A team of researchers from the US and the UK will work together on this project, with a graduate student from the University of California, Santa Barbara, who will gain valuable experience in fieldwork, chemical analysis, and mass spectrometry. These skills are critical to US national defense, as some of the US research team’s former students now work in nuclear forensics at Los Alamos National Labs.

The project will not only help geoscientists better understand how volcanoes work, which is an important benefit to society due to hazards posed by volcanoes, but also provide important insights into the formation of critical mineral resources. Additionally, the US and UK researchers will collaborate with local scientists from Cape Verde, and share their findings through local Cape Verdean media, helping to strengthen the relationship between the US, UK, and Cape Verde.

Volcanic hotspots, such as those in Hawai’i and Cape Verde, are sourced by upwelling plumes originating from deep within the mantle. Before erupting as ocean island basalts (OIB), the mantle melts rise and interact with the oceanic lithosphere. Plume melting ceases when the rising plume reaches the base of the lithosphere.

OIB melts then continue to ascend through the lithospheric mantle until they break through the mid-ocean ridge basalt (MORB) crust by diking. These melts eventually migrate upwards through the seafloor sediments that cover the MORB basement. Despite advances in understanding, our knowledge of melt-lithosphere interaction during this process remains limited, primarily due to the inaccessibility of the deep regions where it occurs.

Thus, instead of direct observation, the community relies on indirect evidence and chemical proxies to infer processes operating deep inside the lithosphere. Fortunately, the Cape Verde Islands offer a unique opportunity to study the deep structure of an oceanic hotspot volcano that, together with remnants of the underlying Mesozoic MORB crust and a 1-km-thick sequence of marine sediments, have been uplifted several km and exposed at the surface.

By conducting detailed fieldwork, collecting samples, and analyzing them with geochemical and 40Ar/39Ar methods, this project aims to test broad questions: First, as upwelling OIB dikes and sills transit through 1 km of seafloor sediment, do they assimilate it? Second, is the dramatic island uplift in Cape Verde caused by cumulative intrusions and is the abundance of OIB dikes crosscutting the exposed MORB basement consistent with this?

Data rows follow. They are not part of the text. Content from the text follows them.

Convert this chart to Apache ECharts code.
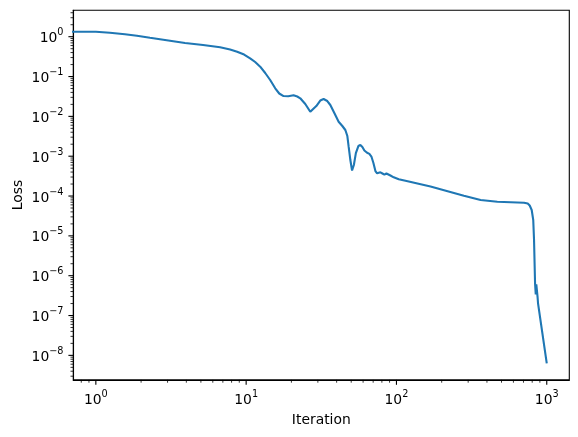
<!DOCTYPE html>
<html>
<head>
<meta charset="utf-8">
<script src="https://cdn.jsdelivr.net/npm/echarts@6/dist/echarts.min.js"></script>
<style>
  html, body { margin: 0; padding: 0; background: #fff; }
  #main { width: 578px; height: 437px; }
</style>
</head>
<body>
<div id="main"></div>
<script>
// iteration 0 can't sit on a log axis, so it is put just left of the view and clipped
var iterations = [0.5, 1, 1.24, 1.561, 1.876, 2.291, 3.114, 3.92, 5.17, 6.71, 7.82, 8.71, 9.69,
  10.63, 11.48, 12.4, 13.39, 14.45, 15.61, 16.6, 17.73, 19.05, 20.67, 21.88, 22.91, 24.74, 26.71,
  29.29, 31.13, 32.76, 34.67, 36.31, 38.61, 41.24, 43.65, 45.71, 47.13, 48.08, 49.35, 50.66,
  52.08, 53.7, 55.8, 57.54, 59.33, 61.19, 63.78, 66.07, 68.13, 70.27, 72.44, 74.36, 76.44,
  78.22, 80.67, 83.18, 85.77, 88.04, 91.2, 95.9, 103.6, 114.8, 168.5, 281, 363, 469, 706,
  747, 770, 794, 813, 823, 836, 845, 852, 861, 868, 875, 1000];
var loss = [1.335, 1.335, 1.253, 1.149, 1.06, 0.938, 0.794, 0.695, 0.619, 0.542, 0.477, 0.42, 0.357,
  0.287, 0.2316, 0.1765, 0.1227, 0.0818, 0.0506, 0.0375, 0.0324, 0.0321, 0.0338, 0.0315, 0.0284,
  0.0204, 0.0131, 0.0182, 0.025, 0.0273, 0.0243, 0.0193, 0.01215, 0.00734, 0.00573, 0.00455,
  0.00321, 0.00173, 0.000802, 0.000437, 0.000601, 0.0012, 0.0018, 0.00191, 0.0017, 0.00139,
  0.00122, 0.00114, 0.00098, 0.000675, 0.000425, 0.000372, 0.000378, 0.000394, 0.000368,
  0.000343, 0.000368, 0.000378, 0.000327, 0.000295, 0.000263, 0.000241, 0.000173, 0.000102,
  7.94e-5, 7.2e-5, 6.8e-5, 6.49e-5, 5.78e-5, 4.46e-5, 2.5e-5, 7.87e-6, 6.44e-7, 3.41e-7,
  6.08e-7, 5.73e-7, 3.04e-7, 2.03e-7, 6.3e-9];

var xRange = [Math.pow(10, -0.15), Math.pow(10, 3.15)];
var yRange = [Math.pow(10, -8.616), Math.pow(10, 0.663)];

var FONT = 'DejaVu Sans';
var grid = { left: 73.3, top: 10.3, width: 496, height: 369.6 };

function powLabel(v) {
  var e = Math.log10(v);
  var r = Math.round(e);
  if (Math.abs(e - r) > 1e-6) return '';
  return '{b|10}{s|' + String(r).replace('-', '\u2212') + '}';
}
var rich = {
  b: { fontFamily: FONT, fontSize: 13.9, color: '#000', lineHeight: 18, verticalAlign: 'bottom' },
  s: { fontFamily: FONT, fontSize: 9.7, color: '#000', lineHeight: 6, verticalAlign: 'top' }
};

var data = [];
for (var i = 0; i < iterations.length; i++) data.push([iterations[i], loss[i]]);

var chart = echarts.init(document.getElementById('main'), null, { renderer: 'canvas' });

var axisCommon = {
  type: 'log',
  logBase: 10,
  nameLocation: 'middle',
  nameMoveOverlap: false,
  nameTextStyle: { fontFamily: FONT, fontSize: 13.9, color: '#000' },
  axisLine: { show: true, lineStyle: { color: '#000', width: 1.1 } },
  // ticks drawn below so the clipped axis ends get none
  axisTick: { show: false },
  splitLine: { show: false },
  minorTick: { show: false },
  axisLabel: { formatter: powLabel, rich: rich, margin: 9.8, showMinLabel: true, showMaxLabel: true }
};

var option = {
  animation: false,
  backgroundColor: '#fff',
  grid: Object.assign({ show: true, borderColor: '#000', borderWidth: 1.1, containLabel: false, outerBoundsMode: 'none' }, grid),
  xAxis: Object.assign({}, axisCommon, {
    name: 'Iteration', nameGap: 33,
    min: xRange[0], max: xRange[1]
  }),
  yAxis: Object.assign({}, axisCommon, {
    name: 'Loss', nameGap: 48, nameRotate: 90,
    min: yRange[0], max: yRange[1]
  }),
  series: [{
    type: 'line',
    data: data,
    showSymbol: false,
    clip: true,
    lineStyle: { color: '#1f77b4', width: 2.1 },
    itemStyle: { color: '#1f77b4' }
  }]
};
chart.setOption(option);

// major ticks at 10^k, minor at 2..9 × 10^k
var g = [];
function addTicks(isX) {
  var range = isX ? xRange : yRange;
  var lo = Math.floor(Math.log10(range[0])), hi = Math.ceil(Math.log10(range[1]));
  for (var d = lo; d <= hi; d++) {
    for (var k = 1; k <= 9; k++) {
      var v = k * Math.pow(10, d);
      if (v <= range[0] || v >= range[1]) continue;
      var len = k === 1 ? 4.9 : 2.8;
      var p = chart.convertToPixel(isX ? { xAxisIndex: 0 } : { yAxisIndex: 0 }, v);
      var shape = isX
        ? { x1: p, y1: grid.top + grid.height, x2: p, y2: grid.top + grid.height + len }
        : { x1: grid.left, y1: p, x2: grid.left - len, y2: p };
      g.push({ type: 'line', shape: shape, style: { stroke: '#000', lineWidth: k === 1 ? 1.1 : 0.8 }, silent: true });
    }
  }
}
addTicks(true);
addTicks(false);
chart.setOption({ graphic: g });
</script>
</body>
</html>
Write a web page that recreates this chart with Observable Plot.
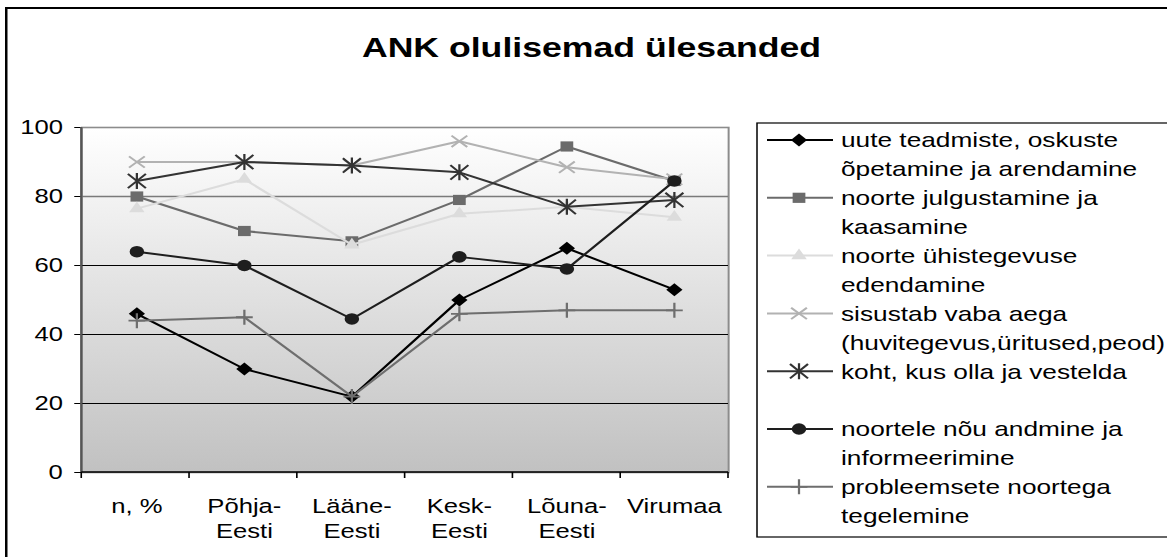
<!DOCTYPE html>
<html>
<head>
<meta charset="utf-8">
<script src="https://cdn.jsdelivr.net/npm/d3@7"></script>
<script src="https://cdn.jsdelivr.net/npm/@observablehq/plot@0.6"></script>
<style>
  html, body { margin: 0; padding: 0; background: #fff; width: 1167px; height: 557px; overflow: hidden; }
  #stage { position: absolute; left: 0; top: 0; width: 934px; height: 557px; transform: scaleX(1.25); transform-origin: 0 0; font-family: "Liberation Sans", Arial, sans-serif; }
  #border { position: absolute; left: 4px; top: 7px; width: 1000px; height: 700px; border: 2.5px solid #000; box-sizing: border-box; }
  #chart, #overlay { position: absolute; left: 0; top: 0; }
</style>
</head>
<body>
<div id="stage">
  <div id="border"></div>
  <div id="chart"></div>
  <svg id="overlay" width="934" height="557"></svg>
</div>
<script>
// ---------- data ----------
const categories = ["n, %", "Põhja-Eesti", "Lääne-Eesti", "Kesk-Eesti", "Lõuna-Eesti", "Virumaa"];
const tickLabels = ["n, %", "Põhja-\nEesti", "Lääne-\nEesti", "Kesk-\nEesti", "Lõuna-\nEesti", "Virumaa"];
const yTicks = [0, 20, 40, 60, 80, 100];
const chartTitle = "ANK olulisemad ülesanded";

const seriesLabels = [
  ["uute teadmiste, oskuste", "õpetamine ja arendamine"],
  ["noorte julgustamine ja", "kaasamine"],
  ["noorte ühistegevuse", "edendamine"],
  ["sisustab vaba aega", "(huvitegevus,üritused,peod)"],
  ["koht, kus olla ja vestelda", ""],
  ["noortele nõu andmine ja", "informeerimine"],
  ["probleemsete noortega", "tegelemine"]
];
const uuteTeadmiste   = [46, 30, 22, 50, 65, 53];
const julgustamine    = [80, 70, 67, 79, 94.5, 84.5];
const yhistegevus     = [76.5, 85, 66, 75, 77, 74];
const vabaAeg         = [90, 90, 89, 96, 88.5, 85];
const kohtVestelda    = [84.5, 90, 89, 87, 77, 79];
const nouAndmine      = [64, 60, 44.5, 62.5, 59, 84.5];
const probleemsed     = [44, 45, 22, 46, 47, 47];
const seriesValues = [uuteTeadmiste, julgustamine, yhistegevus, vabaAeg, kohtVestelda, nouAndmine, probleemsed];

// ---------- styles ----------
const sym = f => ({ draw(ctx, size) { const k = Math.sqrt(size / Math.PI); f(ctx, k); } });
const diamondSym = sym((c, k) => { c.moveTo(0, -k); c.lineTo(k, 0); c.lineTo(0, k); c.lineTo(-k, 0); c.closePath(); });
const timesSym = sym((c, k) => { c.moveTo(-k, -k * 0.9); c.lineTo(k, k * 0.9); c.moveTo(-k, k * 0.9); c.lineTo(k, -k * 0.9); });
const plusSym = sym((c, k) => { c.moveTo(-k, 0); c.lineTo(k, 0); c.moveTo(0, -k * 1.12); c.lineTo(0, k * 1.12); });
const starSym = sym((c, k) => { const a = k * 0.9; c.moveTo(-a, -a); c.lineTo(a, a); c.moveTo(-a, a); c.lineTo(a, -a); c.moveTo(0, -k); c.lineTo(0, k); });

const seriesStyles = [
  { color: "#000000", symbol: diamondSym, d3type: diamondSym, r: 6.5, filled: true },
  { color: "#6b6b6b", symbol: "square", d3type: d3.symbolSquare, r: 5.75, filled: true },
  { color: "#dcdcdc", symbol: "triangle", d3type: d3.symbolTriangle, r: 4.6, filled: true },
  { color: "#b2b2b2", symbol: timesSym, d3type: timesSym, r: 6.3, filled: false },
  { color: "#333333", symbol: starSym, d3type: starSym, r: 8, filled: false },
  { color: "#1e1e1e", symbol: "circle", d3type: d3.symbolCircle, r: 5.8, filled: true },
  { color: "#6e6e6e", symbol: plusSym, d3type: plusSym, r: 6.7, filled: false }
];

const rows = seriesValues.flatMap((vals, s) => vals.map((v, i) => ({ series: s, category: categories[i], value: v })));

const W = 934, H = 557;

function axisLines(index, scales, values, dims) {
  const { width, marginLeft, marginRight } = dims;
  const g = d3.create("svg:g");
  const y0 = scales.y(0), y1 = scales.y(100);
  const x0 = marginLeft, x1 = width - marginRight;
  const step = (x1 - x0) / categories.length;
  for (let i = 0; i <= categories.length; i++) {
    g.append("line").attr("x1", x0 + i * step).attr("x2", x0 + i * step)
      .attr("y1", y0).attr("y2", y0 + 6).attr("stroke", "#000").attr("stroke-width", 1.3);
  }
  g.append("line").attr("x1", x0).attr("x2", x0).attr("y1", y1).attr("y2", y0)
    .attr("stroke", "#555").attr("stroke-width", 1.8);
  g.append("line").attr("x1", x0).attr("x2", x1).attr("y1", y0).attr("y2", y0)
    .attr("stroke", "#000").attr("stroke-width", 1.4);
  return g.node();
}

const seriesMarks = seriesStyles.flatMap((st, s) => {
  const d = rows.filter(r => r.series === s);
  return [
    Plot.line(d, { x: "category", y: "value", stroke: st.color, strokeWidth: 2 }),
    Plot.dot(d, {
      x: "category", y: "value", symbol: st.symbol, r: st.r,
      fill: st.filled ? st.color : "none", stroke: st.filled ? "none" : st.color, strokeWidth: 1.8
    })
  ];
});

const plot = Plot.plot({
  width: W, height: H,
  marginLeft: 65, marginRight: 351.6, marginTop: 127, marginBottom: 85,
  style: { fontFamily: '"Liberation Sans", Arial, sans-serif', fontSize: "20.5px", background: "transparent", color: "#000", overflow: "visible" },
  x: { type: "point", domain: categories, padding: 0.5, axis: null },
  y: { domain: [0, 100], axis: null },
  marks: [
    Plot.frame({ fill: "url(#plotbg)", stroke: "#8c8c8c", strokeWidth: 1.6 }),
    Plot.gridY([20, 40, 60], { stroke: "#000", strokeOpacity: 1, strokeWidth: 1.2 }),
    Plot.gridY([80], { stroke: "#7a7a7a", strokeOpacity: 1, strokeWidth: 1.4 }),
    Plot.axisY({ ticks: yTicks, tickSize: 5.6, tickPadding: 9.6, fontSize: 20.5, stroke: "#000", label: null }),
    Plot.axisX({ tickSize: 0, tickPadding: 22, fontSize: 20.5, lineHeight: 1.25, label: null,
      tickFormat: d => tickLabels[categories.indexOf(d)] }),
    axisLines,
    ...seriesMarks
  ]
});

const grad = d3.select(plot).insert("defs", ":first-child")
  .append("linearGradient").attr("id", "plotbg")
  .attr("x1", 0).attr("y1", 0).attr("x2", 0).attr("y2", 1);
grad.append("stop").attr("offset", 0).attr("stop-color", "#ffffff");
grad.append("stop").attr("offset", 1).attr("stop-color", "#c1c1c1");

document.getElementById("chart").appendChild(plot);

// ---------- title & legend ----------
const ov = d3.select("#overlay").style("font-family", '"Liberation Sans", Arial, sans-serif');
ov.append("text").attr("x", 473.2).attr("y", 57).attr("text-anchor", "middle")
  .attr("font-weight", "bold").attr("font-size", 28.5).attr("fill", "#000").text(chartTitle);

const lg = ov.append("g");
lg.append("rect").attr("x", 605.6).attr("y", 123).attr("width", 500).attr("height", 414)
  .attr("fill", "#fff").attr("stroke", "#000").attr("stroke-width", 1.2);
seriesStyles.forEach((st, s) => {
  const cy = 140 + s * 57.8;
  lg.append("line").attr("x1", 613.6).attr("x2", 666.4).attr("y1", cy).attr("y2", cy)
    .attr("stroke", st.color).attr("stroke-width", 2);
  lg.append("path").attr("transform", `translate(639.2,${cy})`)
    .attr("d", d3.symbol(st.d3type, Math.PI * st.r * st.r)())
    .attr("fill", st.filled ? st.color : "none")
    .attr("stroke", st.filled ? "none" : st.color).attr("stroke-width", 1.8);
  const t = lg.append("text").attr("x", 672.8).attr("y", cy + 7.5).attr("font-size", 21).attr("fill", "#000");
  seriesLabels[s].forEach((line, j) => {
    t.append("tspan").attr("x", 672.8).attr("dy", j ? 28.9 : 0).text(line);
  });
});
</script>
</body>
</html>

Third, can the record low 187Os/188Os observed in the world’s ocean basins—previously identified by laser ablation ICP-MS (inductively coupled plasma mass spectrometry) in sulfides hosted in Cape Verdean peridotite xenoliths—be reproduced by Thermal Ionization Mass Spectrometry, thereby confirming subcontinental lithospheric mantle under Cape Verde? This project will involve international collaboration across different scientific disciplines, with two principal investigators (PIs) bringing complementary expertise: PI Jackson (UC Santa Barbara) specializes in global OIB geochemistry, while PI Ramalho (Cardiff University, UK) focuses on Cape Verde’s geology and volcanic evolution.

The proposal will also fund a UCSB graduate student and a Cardiff postdoc, offering them a unique interdisciplinary experience in a cross-disciplinary environment. The PIs will collaborate with colleagues from Cape Verde's Instituto Nacional de Gestão do Território (INGT) to produce new geological maps for the study areas, and will support an INGT professional to participate in the fieldwork and mapping efforts and co-author a publication.

Together, the PI team plans to submit a proposal to designate the studied outcrops as a protected Geoheritage site, recognizing their global significance. Finally, the PI team will share their findings with the Cape Verdean public through newspapers, radio, and social media channels.

This award reflects NSF's statutory mission and has been deemed worthy of support through evaluation using the Foundation's intellectual merit and broader impacts review criteria.